We do our best to work on our own issues, be introspective and learn from our mistakes. When we do this, we operate from a more secure foundation, knowing that whatever comes along we can weather the storm. It will be rocky, it will be challenging, but all in all, it will be accepted as part of the journey. While this undercurrent of energy happens, we ask for help when needed, and for the most part, we are likely going about our daily lives interacting with one another. This is where the blessings come in.
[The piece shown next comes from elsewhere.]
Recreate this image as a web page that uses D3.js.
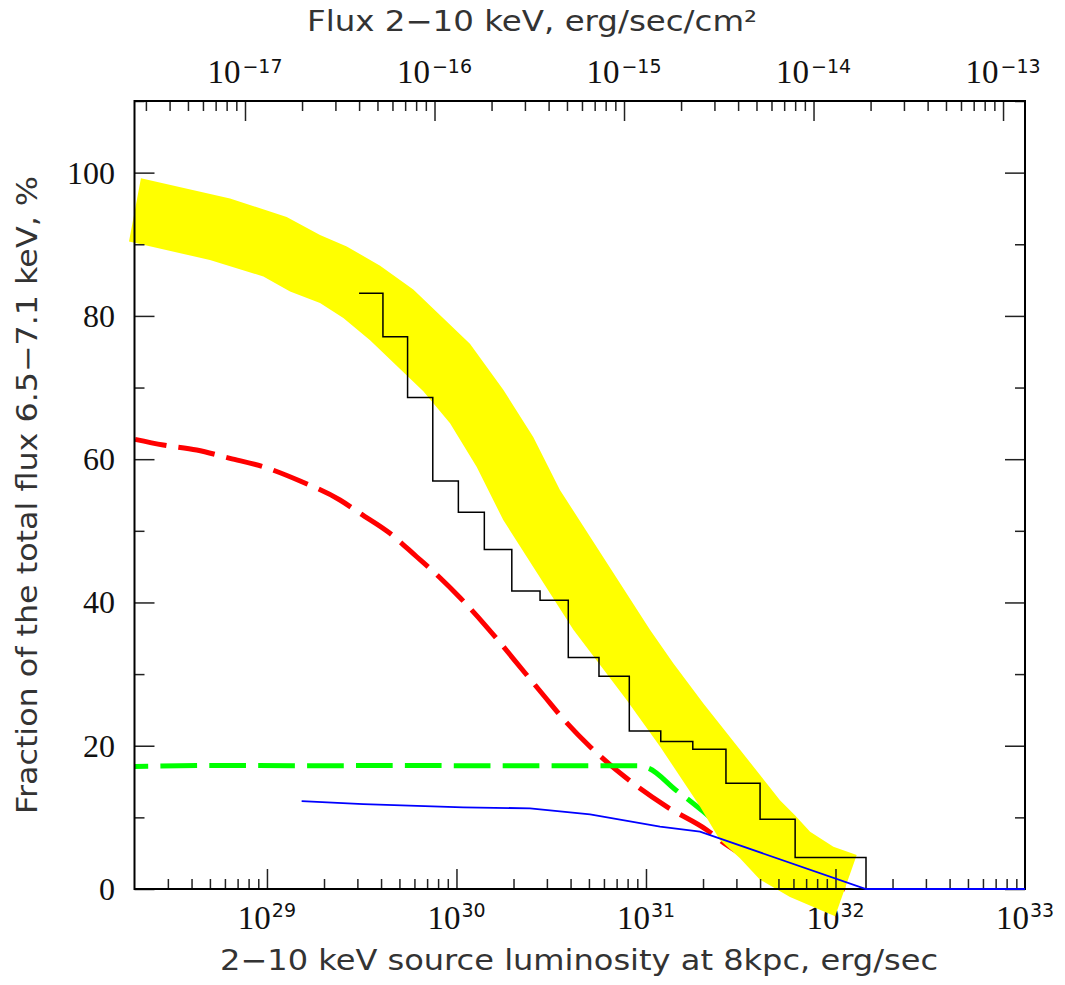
<!DOCTYPE html>
<html>
<head>
<meta charset="utf-8">
<script src="https://cdn.jsdelivr.net/npm/d3@7/dist/d3.min.js"></script>
<style>
  body { margin: 0; background: #fff; }
</style>
</head>
<body>
<div id="chart"></div>
<script>
// luminosity values are log10(L, erg/sec) at 8 kpc, fractions in %

// yellow band: upper and lower edges
var bandUpperLogL = [28.335, 28.805, 29.104, 29.280, 29.421, 29.597, 29.772, 30.071, 30.247, 30.405, 30.546, 31.021, 31.144, 31.303, 31.707, 31.786, 31.866, 31.989, 32.112];
var bandUpperPct  = [99.2, 96.4, 93.8, 91.3, 89.7, 87.0, 83.7, 76.1, 69.7, 63.1, 55.7, 36.2, 31.5, 25.9, 12.4, 10.3, 8.0, 5.9, 4.75];
var bandLowerLogL = [28.272, 28.699, 28.981, 29.122, 29.280, 29.403, 29.544, 29.825, 29.966, 30.107, 30.247, 30.617, 30.898, 31.074, 31.285, 31.391, 31.496, 31.602, 31.760, 31.998];
var bandLowerPct  = [90.4, 87.8, 85.5, 83.4, 81.8, 79.7, 76.6, 69.5, 65.0, 58.9, 51.5, 36.2, 26.4, 19.9, 11.5, 6.8, 4.3, 1.3, -1.1, -3.8];

// black histogram: bin edges and values
var histEdgesLogL = [29.486, 29.612, 29.742, 29.875, 30.010, 30.147, 30.292, 30.441, 30.590, 30.752, 30.912, 31.078, 31.247, 31.422, 31.602, 31.787, 32.161];
var histPct       = [83.15, 77.1, 68.6, 56.95, 52.6, 47.4, 41.6, 40.3, 32.3, 29.7, 22.05, 20.6, 19.5, 14.75, 9.75, 4.4];

// red long-dashed curve
var redLogL = [28.304, 28.453, 28.629, 28.805, 28.985, 29.175, 29.385, 29.491, 29.649, 29.790, 29.913, 30.019, 30.160, 30.362, 30.467, 30.564, 30.705, 30.898, 31.109, 31.321, 31.426, 31.707, 32.050];
var redPct  = [62.77, 61.98, 61.28, 60.12, 58.9, 56.95, 54.30, 52.44, 49.65, 46.38, 43.45, 40.66, 36.57, 30.15, 26.8, 23.73, 19.86, 15.45, 11.49, 8.24, 6.14, 2.2, 0];

// green dashed curve
var greenLogL = [28.301, 28.7, 29.2, 29.7, 30.2, 30.7, 30.951, 31.011, 31.162, 31.215, 31.303, 31.496, 31.707, 31.813];
var greenPct  = [17.1, 17.25, 17.2, 17.25, 17.2, 17.2, 17.2, 16.89, 13.72, 12.66, 10.79, 6.1, 1.5, 0];

// blue thin line
var blueLogL = [29.183, 29.508, 30.036, 30.388, 30.652, 30.705, 31.074, 31.285, 32.161, 33.0];
var bluePct  = [12.28, 11.86, 11.40, 11.26, 10.57, 10.43, 8.70, 8.00, 0, 0];

// tick labels
var lumExponents  = ["29", "30", "31", "32", "33"];
var fluxExponents = ["\u221217", "\u221216", "\u221215", "\u221214", "\u221213"];
var yTickValues   = [0, 20, 40, 60, 80, 100];

var distKpc = 8;

var W = 1065, H = 985;
var box = {left: 134.5, right: 1025, top: 101, bottom: 889};

var svg = d3.select("#chart").append("svg")
    .attr("width", W)
    .attr("height", H);

var x = d3.scaleLog().domain([2e28, 1e33]).range([box.left, box.right]);
var area = 4 * Math.PI * Math.pow(distKpc * 3.0857e21, 2);
var xFlux = d3.scaleLog().domain([2e28 / area, 1e33 / area]).range([box.left, box.right]);
var y = d3.scaleLinear().domain([0, 110]).range([box.bottom, box.top]);

function pts(lx, py) { return lx.map(function(v, i){ return [Math.pow(10, v), py[i]]; }); }

// ---- tick labels ----
var labels = svg.append("g");
lumExponents.forEach(function(e) {
  var t = labels.append("text")
    .attr("x", x(Math.pow(10, +e)))
    .attr("y", 929)
    .attr("text-anchor", "middle")
    .style("fill", "#111");
  t.append("tspan").text("10").style("font-family", "Liberation Serif").style("font-size", "33px");
  t.append("tspan").text(e).attr("dx", 1).attr("dy", -12).style("font-family", "DejaVu Sans").style("font-size", "19px");
});
fluxExponents.forEach(function(e) {
  var v = Math.pow(10, +e.replace("\u2212", "-"));
  var t = labels.append("text")
    .attr("x", xFlux(v))
    .attr("y", 83)
    .attr("text-anchor", "middle")
    .style("fill", "#111");
  t.append("tspan").text("10").style("font-family", "Liberation Serif").style("font-size", "33px");
  t.append("tspan").text(e).attr("dx", 2).attr("dy", -10).style("font-family", "DejaVu Sans").style("font-size", "19px");
});
labels.selectAll(".ylab")
  .data(yTickValues)
  .enter()
  .append("text")
    .attr("x", 115)
    .attr("y", function(d){ return y(d) + 11; })
    .attr("text-anchor", "end")
    .style("font-family", "Liberation Serif")
    .style("font-size", "32px")
    .style("fill", "#111")
    .text(function(d){ return d; });

// axis titles
labels.append("text")
  .attr("x", 579).attr("y", 970)
  .attr("text-anchor", "middle")
  .attr("textLength", 718).attr("lengthAdjust", "spacingAndGlyphs")
  .style("font-family", "DejaVu Sans").style("font-size", "28px").style("fill", "#333")
  .text("2\u221210 keV source luminosity at 8kpc, erg/sec");
labels.append("text")
  .attr("x", 532).attr("y", 31)
  .attr("text-anchor", "middle")
  .attr("textLength", 450).attr("lengthAdjust", "spacingAndGlyphs")
  .style("font-family", "DejaVu Sans").style("font-size", "28px").style("fill", "#333")
  .text("Flux 2\u221210 keV, erg/sec/cm\u00b2");
labels.append("text")
  .attr("transform", "translate(37," + ((box.top + box.bottom) / 2) + ") rotate(-90)")
  .attr("text-anchor", "middle")
  .attr("textLength", 638).attr("lengthAdjust", "spacingAndGlyphs")
  .style("font-family", "DejaVu Sans").style("font-size", "28px").style("fill", "#333")
  .text("Fraction of the total flux 6.5\u22127.1 keV, %");

// ---- curves ----
var smooth = d3.line()
  .x(function(d){ return x(d[0]); })
  .y(function(d){ return y(d[1]); })
  .curve(d3.curveMonotoneX);
var straight = d3.line()
  .x(function(d){ return x(d[0]); })
  .y(function(d){ return y(d[1]); });
var steps = d3.line()
  .x(function(d){ return x(d[0]); })
  .y(function(d){ return y(d[1]); })
  .curve(d3.curveStepAfter);

// red dashed
svg.append("path")
  .attr("d", smooth(pts(redLogL, redPct)))
  .attr("fill", "none")
  .attr("stroke", "#ff0000")
  .attr("stroke-width", 5)
  .attr("stroke-dasharray", "37,12")
  .attr("stroke-dashoffset", 5);

// green dashed
svg.append("path")
  .attr("d", smooth(pts(greenLogL, greenPct)))
  .attr("fill", "none")
  .attr("stroke", "#00ff00")
  .attr("stroke-width", 5)
  .attr("stroke-dasharray", "36.7,12.2")
  .attr("stroke-dashoffset", 23);

// yellow band (drawn over the dashed curves and tick labels)
var band = pts(bandUpperLogL, bandUpperPct).concat(pts(bandLowerLogL, bandLowerPct).reverse());
svg.append("path")
  .attr("d", straight(band) + "Z")
  .attr("fill", "#ffff00")
  .attr("stroke", "none");

// histogram
var hist = histPct.map(function(v, i){ return [Math.pow(10, histEdgesLogL[i]), v]; });
var lastEdge = Math.pow(10, histEdgesLogL[histEdgesLogL.length - 1]);
hist.push([lastEdge, histPct[histPct.length - 1]]);
hist.push([lastEdge, 0]);
svg.append("path")
  .attr("d", steps(hist))
  .attr("fill", "none")
  .attr("stroke", "#000")
  .attr("stroke-width", 1.5);

// ---- ticks and frame ----
function isMajor(v) { var l = Math.log10(v); return Math.abs(l - Math.round(l)) < 1e-6; }
var lumTicks = x.ticks().filter(function(v){ var p = x(v); return p > box.left + 1 && p < box.right - 1; });
var fluxTicks = xFlux.ticks().filter(function(v){ var p = xFlux(v); return p > box.left + 1 && p < box.right - 1; });

function axisGroup(g) { g.select(".domain").remove(); g.selectAll("line").attr("stroke", "#222").attr("stroke-width", 1.5); }

svg.append("g").attr("transform", "translate(0," + box.bottom + ")")
  .call(d3.axisBottom(x).tickValues(lumTicks.filter(isMajor)).tickSize(-20).tickFormat(""))
  .call(axisGroup);
svg.append("g").attr("transform", "translate(0," + box.bottom + ")")
  .call(d3.axisBottom(x).tickValues(lumTicks.filter(function(v){ return !isMajor(v); })).tickSize(-10).tickFormat(""))
  .call(axisGroup);
svg.append("g").attr("transform", "translate(0," + box.top + ")")
  .call(d3.axisTop(xFlux).tickValues(fluxTicks.filter(isMajor)).tickSize(-20).tickFormat(""))
  .call(axisGroup);
svg.append("g").attr("transform", "translate(0," + box.top + ")")
  .call(d3.axisTop(xFlux).tickValues(fluxTicks.filter(function(v){ return !isMajor(v); })).tickSize(-10).tickFormat(""))
  .call(axisGroup);

var yMajor = d3.range(0, 111, 20), yMinor = d3.range(10, 111, 20);
svg.append("g").attr("transform", "translate(" + box.left + ",0)")
  .call(d3.axisLeft(y).tickValues(yMajor).tickSize(-20).tickFormat(""))
  .call(axisGroup);
svg.append("g").attr("transform", "translate(" + box.left + ",0)")
  .call(d3.axisLeft(y).tickValues(yMinor).tickSize(-10).tickFormat(""))
  .call(axisGroup);
svg.append("g").attr("transform", "translate(" + box.right + ",0)")
  .call(d3.axisRight(y).tickValues(yMajor).tickSize(-20).tickFormat(""))
  .call(axisGroup);
svg.append("g").attr("transform", "translate(" + box.right + ",0)")
  .call(d3.axisRight(y).tickValues(yMinor).tickSize(-10).tickFormat(""))
  .call(axisGroup);

svg.append("rect")
  .attr("x", box.left).attr("y", box.top)
  .attr("width", box.right - box.left).attr("height", box.bottom - box.top)
  .attr("fill", "none")
  .attr("stroke", "#000")
  .attr("stroke-width", 2);

// blue line last: its zero part runs along the bottom axis
svg.append("path")
  .attr("d", straight(pts(blueLogL, bluePct)))
  .attr("fill", "none")
  .attr("stroke", "#0000ff")
  .attr("stroke-width", 1.8);
</script>
</body>
</html>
Assuming that everyone we come into contact with has their own undercurrent of issues, we communicate with one another and a blending of these issues happen. For example, Joe may be struggling with the pain of not feeling good enough while he interacts with Sue who is working on her control issues to compensate for her anxiety. Sometimes the two trigger each other and conflict arises. Each one's issue has been affected. If they focus on themselves, taking responsibility for what is theirs' and allow the other to own their part, this can be an emotional learning experience. This triggering can be very informational and a chance to practice responding with less intensity to one another.
Sometimes, however, we can feel raw and upset in our issues and have interactions with others that are free from conflict. Maybe the conversation sparks a smile or a comment is made that reminds us we are not alone in our struggles. This can feel like a hug when we need it most.
If we can get past the strong desire for things to be smooth we can see life has plenty to offer. There is always an undercurrent just beneath the surface.